As his second son was just 6 years old at the time, Chiyomi found herself "at a loss over where to start." She decided to take over the business, and with the help of her in-laws, completed the construction work that autumn.

In early August of this year, Chiyomi, along with the eldest son and daughter, who are now grown up and live away, visited the home where they had lived in Futaba, as it is slated to be demolished. It stands on the planned construction site designated by the Environment Ministry as an intermediate storage facility for radioactive debris.

Inside the residence, Chiyomi came across a calendar frozen with the month of March 2011, and the eldest son's junior high school graduation diploma.

The graduation ceremony was held on March 11 that year, the day the magnitude-9.0 Great East Japan Earthquake generated towering tsunami that knocked out cooling systems at the Fukushima No. 1 nuclear power plant, triggering a triple meltdown.
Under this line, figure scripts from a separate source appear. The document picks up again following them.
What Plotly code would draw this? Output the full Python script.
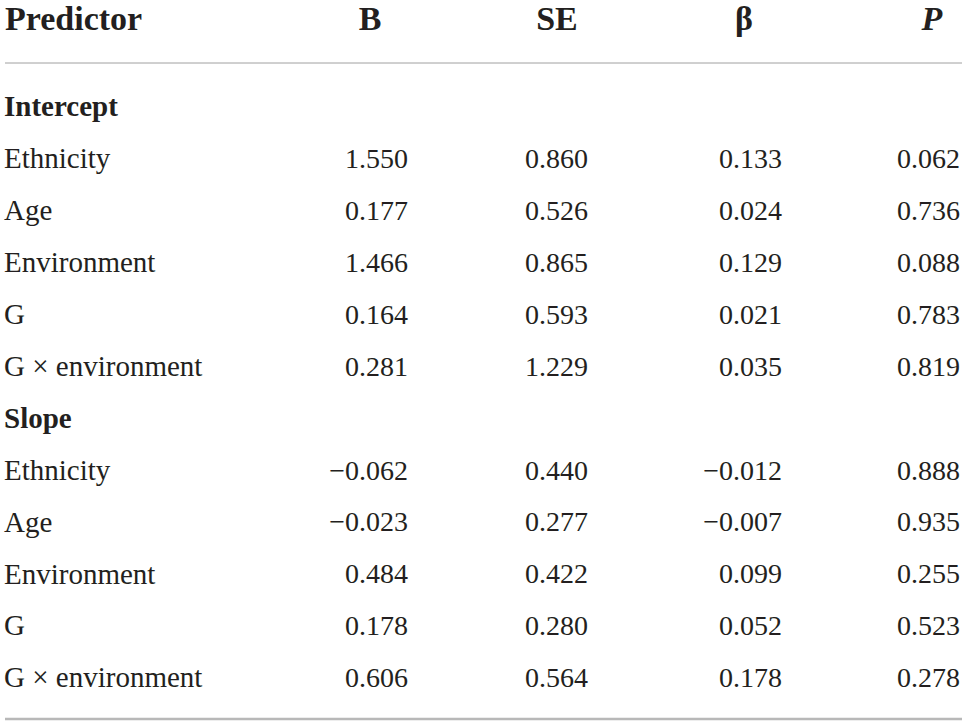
import plotly.graph_objects as go

headers = ["Predictor", "B", "SE", "β", "<i>P</i>"]

sections = ["Intercept", "Slope"]
predictors = ["Ethnicity", "Age", "Environment", "G", "G × environment"]

b_values = [1.550, 0.177, 1.466, 0.164, 0.281,
            -0.062, -0.023, 0.484, 0.178, 0.606]
se_values = [0.860, 0.526, 0.865, 0.593, 1.229,
             0.440, 0.277, 0.422, 0.280, 0.564]
beta_values = [0.133, 0.024, 0.129, 0.021, 0.035,
               -0.012, -0.007, 0.099, 0.052, 0.178]
p_values = [0.062, 0.736, 0.088, 0.783, 0.819,
            0.888, 0.935, 0.255, 0.523, 0.278]

FONT = "Liberation Serif"
INK = "#231f20"
W, H = 968, 725


def fmt(v):
    s = f"{abs(v):.3f}"
    return ("−" + s) if v < 0 else s


def main():
    # build row list: section heading, then its predictors
    row_labels, row_bold, row_idx = [], [], []
    k = 0
    for sec in sections:
        row_labels.append(sec)
        row_bold.append(True)
        row_idx.append(None)
        for p in predictors:
            row_labels.append(p)
            row_bold.append(False)
            row_idx.append(k)
            k += 1

    header_y = 21
    body_y0, row_h = 109.2, 51.9
    ys = [body_y0 + i * row_h for i in range(len(row_labels))]

    fig = go.Figure()

    # header
    head_x = [5, 370, 557, 744, 932]
    fig.add_trace(go.Scatter(
        x=head_x[:1], y=[header_y], mode="text", text=["<b>" + headers[0] + "</b>"],
        textposition="middle right", textfont=dict(family=FONT, size=34, color=INK),
        cliponaxis=False, hoverinfo="skip", showlegend=False))
    fig.add_trace(go.Scatter(
        x=head_x[1:], y=[header_y] * 4, mode="text",
        text=["<b>" + h + "</b>" for h in headers[1:]],
        textposition="middle center", textfont=dict(family=FONT, size=34, color=INK),
        cliponaxis=False, hoverinfo="skip", showlegend=False))

    # row labels
    fig.add_trace(go.Scatter(
        x=[4] * len(row_labels), y=ys, mode="text",
        text=[("<b>%s</b>" % t) if b else t for t, b in zip(row_labels, row_bold)],
        textposition="middle right", textfont=dict(family=FONT, size=29, color=INK),
        cliponaxis=False, hoverinfo="skip", showlegend=False))

    # numeric columns, right aligned
    col_right = [408, 588, 782, 960]
    for xr, vals in zip(col_right, [b_values, se_values, beta_values, p_values]):
        yy = [y for y, i in zip(ys, row_idx) if i is not None]
        tt = [fmt(vals[i]) for i in row_idx if i is not None]
        fig.add_trace(go.Scatter(
            x=[xr] * len(tt), y=yy, mode="text", text=tt,
            textposition="middle left", textfont=dict(family=FONT, size=28, color=INK),
            cliponaxis=False, hoverinfo="skip", showlegend=False))

    fig.add_shape(type="line", x0=5, x1=962, y0=63, y1=63, line=dict(color="#a0a0a0", width=1))
    fig.add_shape(type="line", x0=5, x1=962, y0=719, y1=719, line=dict(color="#b8b8b8", width=2.5))

    fig.update_layout(
        width=W, height=H, margin=dict(l=0, r=0, t=0, b=0),
        paper_bgcolor="white", plot_bgcolor="white",
        xaxis=dict(range=[0, W], visible=False, fixedrange=True),
        yaxis=dict(range=[H, 0], visible=False, fixedrange=True),
    )

    # drop the default 8px page margin so the figure fills the window
    fig.write_html("out.html", config={"displayModeBar": False},
                   post_script="document.body.style.margin='0';"
                               "document.body.style.overflow='hidden';")


if __name__ == "__main__":
    main()
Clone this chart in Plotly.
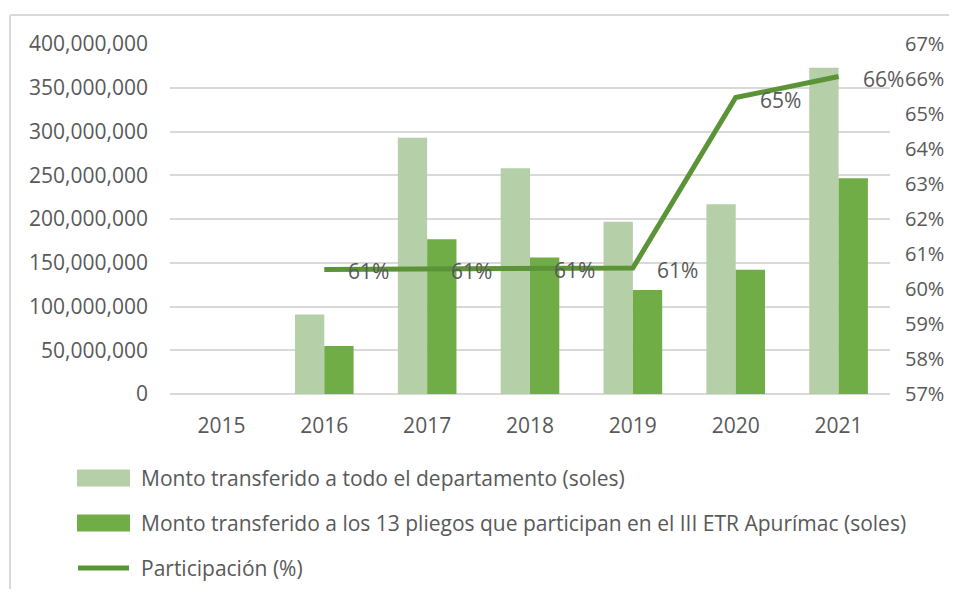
import plotly.graph_objects as go

years = ["2015", "2016", "2017", "2018", "2019", "2020", "2021"]
monto_departamento = [None, 91_000_000, 293_000_000, 258_000_000, 197_000_000, 217_000_000, 373_000_000]
monto_pliegos = [None, 55_000_000, 177_000_000, 156_000_000, 119_000_000, 142_000_000, 246_500_000]
participacion = [None, 0.6056, 0.6058, 0.6060, 0.6060, 0.6547, 0.6607]

series_names = [
    "Monto transferido a todo el departamento (soles)",
    "Monto transferido a los 13 pliegos que participan en el III ETR Apurímac (soles)",
    "Participación (%)",
]

C_LIGHT = "#B5CFA8"
C_DARK = "#70AD47"
C_LINE = "#5B9337"
TXT = "#595959"
GRID = "#D9D9D9"
FONT = "Open Sans"

OFF = 8  # page body margin
W, H = 957 - OFF, 597 - 2 * OFF
L, T = 170 - OFF, 44 - OFF
R = W - (890 - OFF)
B = H - (394 - OFF)
PW, PH = W - L - R, H - T - B


def px(x):
    return (x - OFF - L) / PW


def py(y):
    return (H - B - (y - OFF)) / PH


fig = go.Figure()
fig.add_trace(go.Bar(x=years, y=monto_departamento, name=series_names[0],
                     marker=dict(color=C_LIGHT, line=dict(width=0)), showlegend=False))
fig.add_trace(go.Bar(x=years, y=monto_pliegos, name=series_names[1],
                     marker=dict(color=C_DARK, line=dict(width=0)), showlegend=False))
fig.add_trace(go.Scatter(x=years, y=participacion, name=series_names[2], yaxis="y2",
                         mode="lines", line=dict(color=C_LINE, width=5),
                         connectgaps=False, showlegend=False))

annotations = []
for idx, v in enumerate(participacion):
    if v is None:
        continue
    annotations.append(dict(x=idx, y=v, xref="x", yref="y2", text=f"{round(v * 100)}%",
                            showarrow=False, xanchor="left", yanchor="middle",
                            xshift=22, yshift=-2, font=dict(family=FONT, size=21, color=TXT)))

shapes = [
    dict(type="line", xref="paper", yref="paper", x0=px(10), x1=px(10), y0=py(15), y1=py(600),
         line=dict(color=GRID, width=2)),
    dict(type="line", xref="paper", yref="paper", x0=px(10), x1=px(960), y0=py(15), y1=py(15),
         line=dict(color=GRID, width=2)),
]
legend_rows = [478, 523, 568]
for i, (name, yy) in enumerate(zip(series_names, legend_rows)):
    if i < 2:
        shapes.append(dict(type="rect", xref="paper", yref="paper", x0=px(77), x1=px(130),
                           y0=py(yy - 8.5), y1=py(yy + 8.5), line=dict(width=0),
                           fillcolor=[C_LIGHT, C_DARK][i]))
    else:
        shapes.append(dict(type="line", xref="paper", yref="paper", x0=px(78), x1=px(129),
                           y0=py(yy), y1=py(yy), line=dict(color=C_LINE, width=5)))
    annotations.append(dict(x=px(139), y=py(yy), xref="paper", yref="paper", text=name,
                            showarrow=False, xanchor="left", yanchor="middle",
                            font=dict(family=FONT, size=21, color=TXT)))

fig.update_layout(
    width=W, height=H,
    margin=dict(l=L, r=R, t=T, b=B, pad=0, autoexpand=False),
    paper_bgcolor="white", plot_bgcolor="white",
    barmode="group", bargap=0.43, bargroupgap=0,
    font=dict(family=FONT, size=21, color=TXT),
    showlegend=False,
    xaxis=dict(type="category", categoryorder="array", categoryarray=years,
               range=[-0.5, len(years) - 0.5], autorange=False, automargin=False,
               showgrid=False, showline=False, ticks="", ticklabelstandoff=17,
               tickfont=dict(family=FONT, size=21, color=TXT)),
    yaxis=dict(range=[0, 400_000_000], dtick=50_000_000, tick0=0, tickformat=",d",
               automargin=False,
               showgrid=True, gridcolor=GRID, gridwidth=1.5, zeroline=True,
               zerolinecolor=GRID, zerolinewidth=1.5, showline=False, ticks="",
               ticklabelstandoff=21, tickfont=dict(family=FONT, size=21, color=TXT)),
    yaxis2=dict(range=[0.57, 0.67], dtick=0.01, tick0=0.57, tickformat=".0%",
                overlaying="y", side="right", showgrid=False, zeroline=False,
                automargin=False,
                showline=False, ticks="", ticklabelstandoff=14,
                tickfont=dict(family=FONT, size=20, color=TXT)),
    annotations=annotations,
    shapes=shapes,
)

fig.write_html("out.html")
The disaster claimed nearly 16,000 lives in the northeastern Tohoku region.

"It's our last opportunity (to see our home), and I just had to see it one last time," said Chiyomi as she locked the front door when leaving.

After Endo's death, the family grave marker was relocated to near the solar farm in Kagoshima that Endo had dreamed of seeing come to completion.

The marker bears an inscription, which reads: "Remember that this family was forced to leave its hometown in Futaba, Fukushima Prefecture, and restart life here because of the nuclear accident caused by the Great East Japan Earthquake and tsunami."